The ‘made in a high school lab’ meme

Posted in Bioterrorism, Culture of Lickspittle at 3:40 pm by George Smith

Laurie Garrett, a Pulitzer winner for news articles on an Ebola virus outbreak, did a question and answer with herself concerning the scientific publication (or censorship) of experimental genetic alteration to bird flu virus, on a a New York Times blog recently

It’s here.

It spawns a ridiculous quote, a cliched and shopworn idea that’s long been passed off as gospel by those pushing fear of imminent, or easily done, bioterrorism:

A biological weapon can be made in a high school biology lab …

It’s a brief trash emission by someone who established a reputation writing material that was distinctly not trash.

In 1995 I bought a copy of Garrett’s The Coming Plague: Newly Emerging Diseases in a World Out of Balance.

It’s a detailed scholarly book, fascinating to laymen and specialists alike.

However, a Pulitzer is a journalism prize. It is not at all the same thing as a Nobel. It is not an indication of excellence in lab research. And a Pulitzer is not a magic ticket that substitutes for getting the full union card in hard science.

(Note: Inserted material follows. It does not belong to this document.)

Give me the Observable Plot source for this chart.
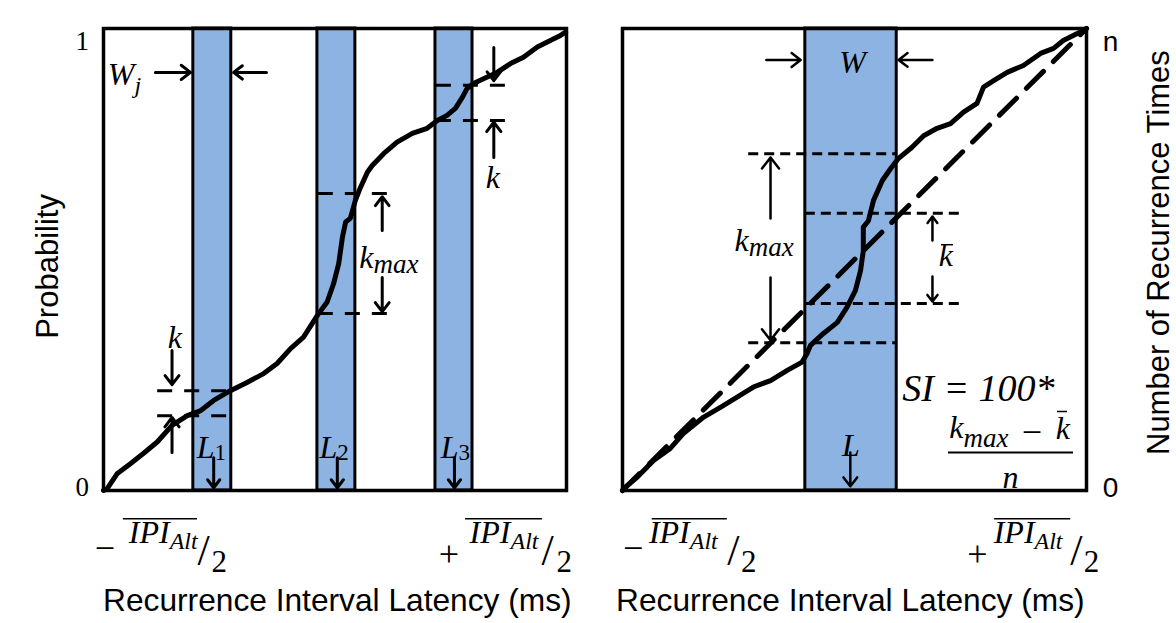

Garrett’s Wiki bio reads, in part:

Garrett graduated with honors in biology from the University of California, Santa Cruz. She attended graduate school in the Department of Bacteriology and Immunology at University of California, Berkeley and did research at Stanford University … During her PhD studies, Garrett started reporting on science news for radio station KPFA. The hobby soon became far more interesting than graduate school and she took a leave of absence to explore journalism. Garrett never completed her PhD.

Maybe Laurie Garrett knows first-hand about the ease, or lack of it, of working with human pathogens. And maybe not. I don’t know.

My perspective has always been very different. Microbial and biochemical preparations, which are what biological weapons are, never seemed high-school lab easy to me. (And if you have ever seen new students, in high school or college, struggle with introductory methods …)

Garrett works out of the Council on Foreign Relations, which like many high-button think tanks, isn’t nearly what it used to be, rep wise. The age of Internet and abuse of argument from authority have taken a toll on all such institutions.

And she recently joined the list of obscure and slightly-famous anthrax deniers, those publicly asserting they believe Bruce Ivins could not possibly have done the crime.

In December of 2001 Garrett wrote a long piece on bioterrorism, potential catastrophe and national unpreparedness for Vanity Fair.

At the time, no one knew the mailed anthrax had come out of Fort Detrick.

And no one knew that the only other case of war-on-terror era biological badness with select agents, the unrestricted sale of pure botulinum toxin to anyone who wanted it, would soon start up, sold out of private sector lab in the SF Bay area, one supplying reagents to those researching bioterrorism as a consequence of the anthrax mailings.

Neither of these places were high school labs. And since then there has been no bioterrorism generated by rogue science from such humble environs.

Interestingly, Garrett mentions another earlier example of bioterrorism research in which censorship came up during the war on terror.

She writes:

[In July 2005], The Proceedings of the National Academy of Sciences published a paper by Lawrence Wein, of Stanford, and Yifan Liu, of Harvard, that amounted to a recipe for concocting botulism-laced milk. Bruce Alberts, who was then the editor of the journal, resisted suggestions that he censor the paper, writing in an accompanying editorial that “protecting ourselves optimally against terrorist acts will require that both national and state governments, as well as the public, be cognizant of the real dangers.

At the time, the PNAS paper received a great deal of publicity. And it was spun off into a sensational guest editorial in the New York Times, one which was rebutted by Milton Leitenberg of the University of Maryland, and myself.

We argued that the claims made about botulinum toxin in the Proceedings paper, which was a statistical analysis and not based on any wet work anyway, were not a roadmap to terrorism. With respect to that, it didn’t matter if the paper was published.

However, often we’re seen to live in a fiendishly curious and complicated world.

The authors of the botox bioterror paper had cited the laboratory in the Bay Area that was selling the deadly poison to anyone who called for it. Those sales would eventually result in criminal prosecutions, convictions and people on slabs, kept alive by ventilators, after they were overdosed by botox produced in a US research lab.

However, the scientists publishing through Proceedings, it seemed, did not know this at the time. Instead, in the same paper, they suggested that one of the laboratory’s other research formulations could be useful in securing against the potential threat of large-scale botox poisoning.

The authors had further posited terrorists might buy a biological weapon from a “black market” lab or make it from some document downloaded from the Internet. In real life in 2005 there were no such black market labs and the document was not useful. However, there was a US free market-based fully licensed and very sophisticated biochemical fine products lab selling it to greedy people.

Again, to reiterate, the anthrax and botox did not come from high school biology labs.

1 Comment

  1. Chuck said,

    January 20, 2012 at 6:02 pm

    I think that it’s more likely we’ll end up with drug-resistant TB plague due to our lack of concern about diseases “over there”.